Do you favor traditional publishing, or self-publishing? What’s your favorite and least favorite part of publishing?
I’m for self-publishing all the way. People tell me I’m silly for doing that because my books would easily be picked up by a publisher. Like I say, though, I don’t really have the desire to be a famous sci-fi author or make millions from my books. I wouldn’t say no to those things, of course, it’s just they are second to me finding a way to publish my vision as is, unmodified or changed under the persuasion of industry gatekeepers.
Self-pub comes with one major drawback, of course, in that you have to do everything yourself. I actually enjoy being the everything guy juggling all the responsibilities.
What’s the title of your current work in progress? Can you tell us a little about it?
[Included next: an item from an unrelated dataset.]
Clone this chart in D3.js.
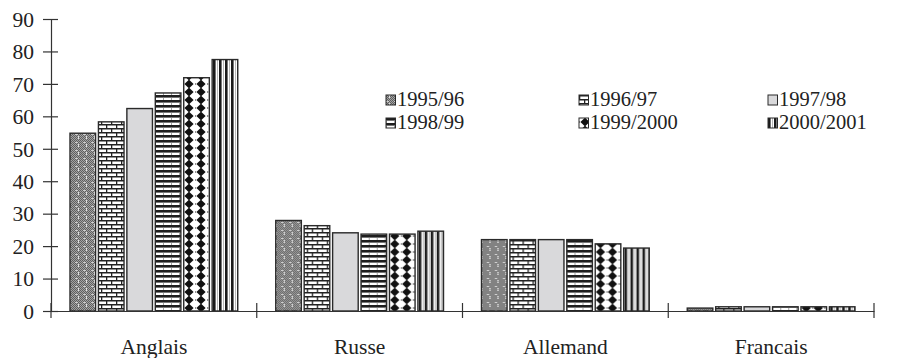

It’s called “Embers of Wrath” and it’s the book that comes after Fable’s End. I won’t say much more, other than if you like the first book you won’t go wrong getting this next one either.
Embers of Wrath (Coming March 2023) Across the vast expanse of a hostile planet an endless war rages. A once besieged empire has turned the tables on their foes, leaving a trail of destruction and death in its wake. In the lakeside town of Parak the citizenry enjoy peace under the watchful eye of the gods and the old ruler who protects them. But peace has a way of making restless those built for warfare. Corruption and decedence has spread through the populace. As the people lose reverence for authority and take the sacred ones for granted they will test the patience of their creators. Should the gods decide to intervene their punishment will be a hell unlike anything the people could prepare for. War is heading for Parak, for when the mortals forget their gods, the gods will remind them why they are mortals. More on Embers of Wrath Here
Now tell us about your latest book, Fable’s End. What do you hope readers will take away from it? What inspired the idea for the story?
Two pieces of music inspired the entire world of Shentonia, of which FE is just one story of many. The main thing I hope people take away from FE is that feeling you get - you know the one: when you walk into a movie theater with popcorn, and it’s like the most excellent show you’ve seen, and then you come out from the dark room afterwards and you’re like ‘Huh? Oh, yeah, it’s still daylight and I’m back in reality now! What just happened to me?!”
Can you talk a bit about Fable’s End’s protagonists; who they are and what they do that makes them very special?
The thing about the protagonists of FE - and all their ancestors, in fact - is they’re victims of forces more powerful than themselves. They come from a race of people who were designed by these sociopathic gods that controlled almost all aspects of their lives. These gods not only engineered them to be divided by caste and always act subservient, but they also only permitted them to live around thirty years - seemingly to stop them gaining any real wisdom through age. What’s even more challenging for the protagonists is that their society was engineered to be imperialistic and jingoistic, but their enemies have all been destroyed. Now in the absence of war and with their gods being long gone, none of them know what to do. So not only are they trying to deal with questions regarding their self-identity and purpose, they’re also trying to figure out how to stop their civilization from collapsing around them.
I definitely want to read your books now! Where should I start?
Just pick up a copy of Fable’s End. If you really like that one you should see what comes next. There are plenty of stories set in the world of Shentonia on the way.
Seth Halleway is an Australian-American sci-fi author. Formerly a resident of Chicago, he's enjoyed stints as a linguist, a teacher, and an explorer - not necessarily in that order. A lover of all great movies and music of the 1980s, when he isn't indulging in fits of nostalgia he's either writing or playing video games, sometimes trying to do both at the same time.